Nunca antes había deseado tanto que el tiempo dejara de pasar por un momento como este fin de semana, cuando pude ver a todos mis sobrevivientes ídolos musicales reunidos en un mismo espacio. Jamás se me habría ocurrido hace algunos meses que Bob Dylan, Paul McCartney, Neil Young, The Who, Roger Waters y los Rolling Stones tocarían en un mismo festival. Y mucho menos habría creído que de llegarse a dar ese encuentro, yo estaría ahí para dar fe de que algo tan grandioso realmente tuvo lugar.

Pero pasó. Y luego de varios meses de inmensa ilusión, siendo siempre consciente del enorme privilegio que significaría ver a mis héroes musicales en una misma tarima, llegó el momento de viajar al festival de Desert Trip en el Valle de Coachella para ser testigo de lo irrepetible. Aunque muchos se habían atrevido a llamarlo ‘El nuevo Woodstock’, para mí el encuentro en el desierto californiano representaba un punto de encuentro entre varias generaciones, en donde una eterna juventud ya envejecida le entregaría la antorcha a los más nuevos. Se trataba de algo mucho más que un encuentro de nostalgia: era el comienzo del cierre natural de uno de los ciclos más memorables de la historia de la música.

Y por eso todas las presentaciones fueron exquisitas a su manera, compuestas por repertorios inusuales y exhaustivamente ensayados. Todos sabíamos que lo de Desert Trip jamás se repetiría y la belleza misma del encuentro estaba en que precisamente no volvería a darse algo de su clase. Ya todos los artistas han asumido la vida con una madurez que muchas veces la esencia propia del rock ha intentado evitar, y antes que jugar a la inmortalidad y a los excesos, los ídolos de Desert Trip han entendido que hasta para ellos la vida está compuesta por ciclos que el tiempo se encarga de cerrar.

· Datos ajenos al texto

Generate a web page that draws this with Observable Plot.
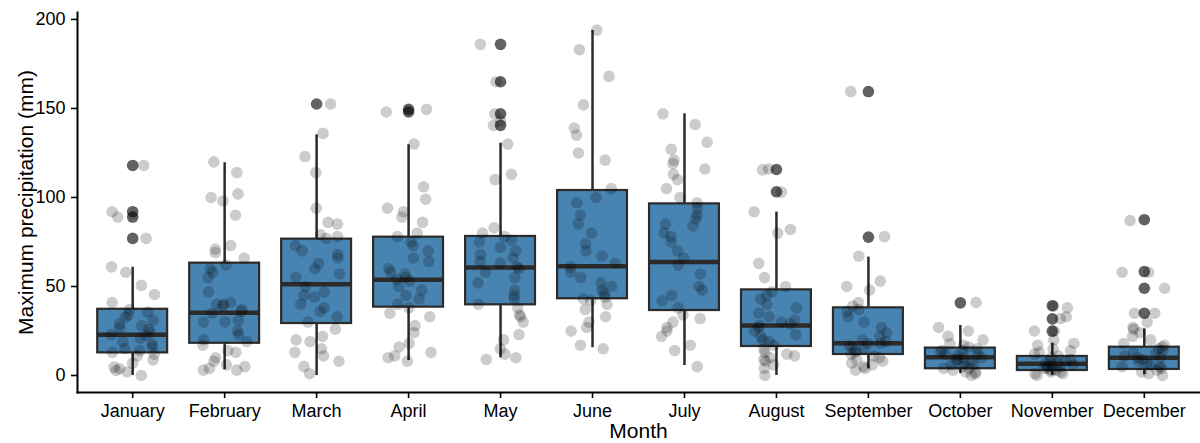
<!DOCTYPE html>
<html>
<head>
<meta charset="utf-8">
<script src="https://cdn.jsdelivr.net/npm/d3@7"></script>
<script src="https://cdn.jsdelivr.net/npm/@observablehq/plot@0.6"></script>
<style>
  html, body { margin: 0; padding: 0; background: #fff; }
  #chart svg { display: block; }
</style>
</head>
<body>
<div id="chart"></div>
<script>
// Categories
const months = ["January","February","March","April","May","June","July","August","September","October","November","December"];

// Box statistics per month (mm)
const q1          = [12.7, 18.1, 29.2, 38.4, 39.7, 43.1, 36.5, 16.3, 11.8, 3.8, 2.8, 3.4];
const median      = [22.9, 35.2, 51.3, 53.8, 60.7, 61.4, 63.7, 28.1, 18.1, 10.3, 6.6, 9.9];
const q3          = [37.2, 63.1, 76.6, 77.7, 78.1, 103.9, 96.4, 48.1, 38.0, 15.4, 10.7, 15.9];
const whiskerLow  = [0, 3.2, 0, 8.4, 9.9, 15.6, 5.6, 0, 3.8, 1, 0, 0.5];
const whiskerHigh = [60.8, 119.5, 135.2, 129.6, 130.5, 193.8, 147, 91.8, 66.5, 28.1, 18.2, 26.2];

// Outliers per month (mm)
const outliers = [[118, 92, 89, 77], [], [152.5], [149.5, 148], [186, 165, 147, 140.5], [], [], [115.7, 103.2], [159.5, 77.7], [40.8], [39.2, 31.8, 24.9], [87.5, 58.4, 49, 35]];

// Observations per month (mm)
const jan = [118, 92, 89, 77, 61, 58, 50.6, 45.5, 41, 37, 35.6, 34, 32.8, 31, 29, 28, 27, 26, 24.3, 23, 22.5, 21, 19, 17.8, 16.3, 15, 14, 13, 12, 11, 8.8, 6.9, 4.7, 3.8, 2.8, 2, 0];
const feb = [120, 114, 102, 100, 98, 90, 73, 71, 69, 66, 62, 60, 58, 55, 47, 41, 40, 40, 39, 37, 36, 35, 31, 30, 30, 25, 23, 20, 19, 17, 14, 13, 10, 8, 6, 5, 4, 3, 3];
const mar = [152.5, 136, 123, 114, 94, 86, 85, 79, 78, 77, 73, 70, 68, 66, 63, 60, 57, 55, 50, 47, 45, 44, 40, 38, 36, 33, 30, 26, 22, 20, 19, 15, 13, 11, 8, 5, 1];
const apr = [149.5, 148, 130, 106, 99, 94, 92, 89, 86, 80, 78, 75, 73, 70, 66, 64, 60, 58, 57, 55, 54, 53, 50, 48, 45, 43, 40, 38, 35, 33, 28, 24, 18, 16, 13, 11, 10, 8];
const may = [186, 165, 147, 143, 140.5, 130, 113, 110, 83, 80, 78, 76, 75, 72, 70, 68, 66, 64, 63, 61, 60, 58, 55, 52, 48, 45, 43, 40, 38, 34, 33, 30, 23, 20, 15, 12, 10, 9];
const jun = [194, 183, 168, 152, 139, 135, 125, 121, 105, 100, 97, 90, 85, 80, 74, 70, 67, 63, 61, 58, 55, 52, 50, 48, 46, 44, 43, 42, 40, 37, 33, 30, 27, 25, 17, 15];
const jul = [147, 141, 131, 127, 121, 119, 116, 113, 110, 105, 100, 97, 94, 90, 88, 85, 84, 80, 78, 75, 70, 66, 62, 57, 50, 48, 45, 42, 38, 34, 32, 30, 27, 25, 22, 17, 14, 5];
const aug = [116, 115.5, 103, 92, 82, 80, 63, 55, 50, 47, 45, 43, 40, 38, 35, 33, 31, 30, 29, 28, 27, 25, 23, 22, 20, 19, 17, 15, 13, 12, 11, 10, 9, 8, 6, 4, 0];
const sep = [159.5, 78, 67, 53, 50, 48, 41, 39, 37, 36, 33, 30, 27, 24, 22, 20, 19, 18, 18, 17, 16, 15, 14, 13, 12, 11, 10, 9, 8, 7, 6, 5, 4, 3];
const oct = [41, 27, 25, 22, 20, 18, 17, 16, 15, 14, 14, 13, 12, 12, 11, 10, 10, 9, 9, 8, 7, 6, 6, 5, 4, 4, 3, 2, 2, 1, 0];
const nov = [39, 38, 33, 32, 25, 25, 20, 18, 17, 15, 14, 13, 12, 11, 10, 9, 8, 8, 7, 7, 6, 6, 5, 5, 4, 4, 3, 3, 2, 2, 1, 1, 0];
const dec = [87, 58, 58, 49, 35, 35, 30, 27, 26, 24, 22, 20, 18, 17, 16, 15, 14, 13, 12, 11, 10, 10, 9, 8, 7, 6, 5, 5, 4, 3, 2, 1, 0];

const observations = [jan, feb, mar, apr, may, jun, jul, aug, sep, oct, nov, dec];

// Tables for the library
const stats = months.map((m, i) => ({i, m, q1: q1[i], med: median[i], q3: q3[i], lo: whiskerLow[i], hi: whiskerHigh[i]}));
const outlierRows = outliers.flatMap((vs, i) => vs.map(v => ({i, v})));
// deterministic horizontal jitter (layout only)
const rng = d3.randomUniform.source(d3.randomLcg(0.4242))(-0.25, 0.25);
const pointRows = observations.flatMap((vs, i) => vs.map(v => ({i, v, jx: i + rng()})));

const half = 0.38;
const ink = "#2b2b2b";
const font = "'Liberation Sans', Arial, sans-serif";

const chart = Plot.plot({
  width: 1200,
  height: 443,
  marginLeft: 77,
  marginRight: 1,
  marginTop: 12,
  marginBottom: 51,
  style: {fontFamily: font, background: "#fff", color: "#000"},
  x: {type: "linear", domain: [-0.6, 11.6], axis: null},
  y: {domain: [-9.55, 203.9], axis: null},
  marks: [
    Plot.ruleX(stats, {x: "i", y1: "lo", y2: "hi", stroke: ink, strokeWidth: 2.5}),
    Plot.rect(stats, {x1: d => d.i - half, x2: d => d.i + half, y1: "q1", y2: "q3", fill: "#4884b2", stroke: ink, strokeWidth: 2.2}),
    Plot.ruleY(stats, {x1: d => d.i - half, x2: d => d.i + half, y: "med", stroke: ink, strokeWidth: 4.5}),
    Plot.dot(outlierRows, {x: "i", y: "v", r: 5.8, fill: "#000", fillOpacity: 0.62, stroke: null}),
    Plot.dot(pointRows, {x: "jx", y: "v", r: 5.8, fill: "#000", fillOpacity: 0.2, stroke: null}),
    Plot.frame({anchor: "left", stroke: "#000", strokeWidth: 2}),
    Plot.frame({anchor: "bottom", stroke: "#000", strokeWidth: 2}),
    Plot.axisY({ticks: [0, 50, 100, 150, 200], tickSize: 6, tickPadding: 6, fontSize: 18, color: "#000", strokeWidth: 1.6, label: null}),
    Plot.axisX({ticks: d3.range(12), tickFormat: i => months[i], tickSize: 6, tickPadding: 6, fontSize: 18, color: "#000", strokeWidth: 1.6, label: null}),
    Plot.text(["Month"], {frameAnchor: "bottom", dy: 39, lineAnchor: "middle", textAnchor: "middle", fontSize: 21, fill: "#000"}),
    Plot.text(["Maximum precipitation (mm)"], {frameAnchor: "left", dx: -51, rotate: -90, lineAnchor: "middle", textAnchor: "middle", fontSize: 21, fill: "#000"})
  ]
});
document.getElementById("chart").append(chart);
</script>
</body>
</html>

Quizás la enseñanza más valiosa que la generación de Woodstock mostró sobre esa tarima es que la nostalgia y la reflexión pueden darse en el clímax de una carrera y no solo en su ocaso. En todo momento dejaron claro, a diferencia de muchos otros de su misma generación, que a pesar del paso del tiempo y de las limitaciones que eso trae consigo, están aún en la capacidad de reinventarse y de seguir viviendo de algo más que de la memoria y la vieja fama. En ningún momento sentí la necesidad de observar a mis ídolos con la más mínima dosis de compasión por los años que han pasado.

Cada presentación trajo también la oportunidad de recordar a los que cayeron en el camino; a quienes la exigencia permanente de las giras y los excesos de la vida del rock se llevaron para siempre, y a quienes no alcanzaron a vivir para conocer la inmortalidad de su legado. Lennon este año habría cumplido 76 años. Brian Jones y Hendrix este año cumplirían cada uno 74. Sin duda todo habría sido diferente si ellos siguieran aquí. Pero el amor por la memoria que nos mostraron los veteranos del rock en Desert Trip se encuentra precisamente en la necesidad imparable de seguir creando obras nuevas sin olvidar dónde empezó todo y homenajeando permanentemente a quienes no alcanzaron a llegar a esa etapa de madurez y reconocimiento.

En uno de sus textos más conmovedores García Márquez reaccionó ante la muerte de John Lennon afirmando que hay momentos de la vida en donde no cabe otra opción que dejarse llevar por la nostalgia y por la fuerza de los recuerdos. Nunca antes sentí tanto el poder de esas palabras hasta que vi a mis ídolos de la música en el festival de Desert Trip dándolo todo, incluso sabiendo que el final no está tan lejos como alguna vez pensaron. Pocas veces una generación ha hecho tanto por la música. Haber visto con mis propios ojos el comienzo del final de una de las generaciones que más he admirado será siempre el privilegio más melancólico de mi vida.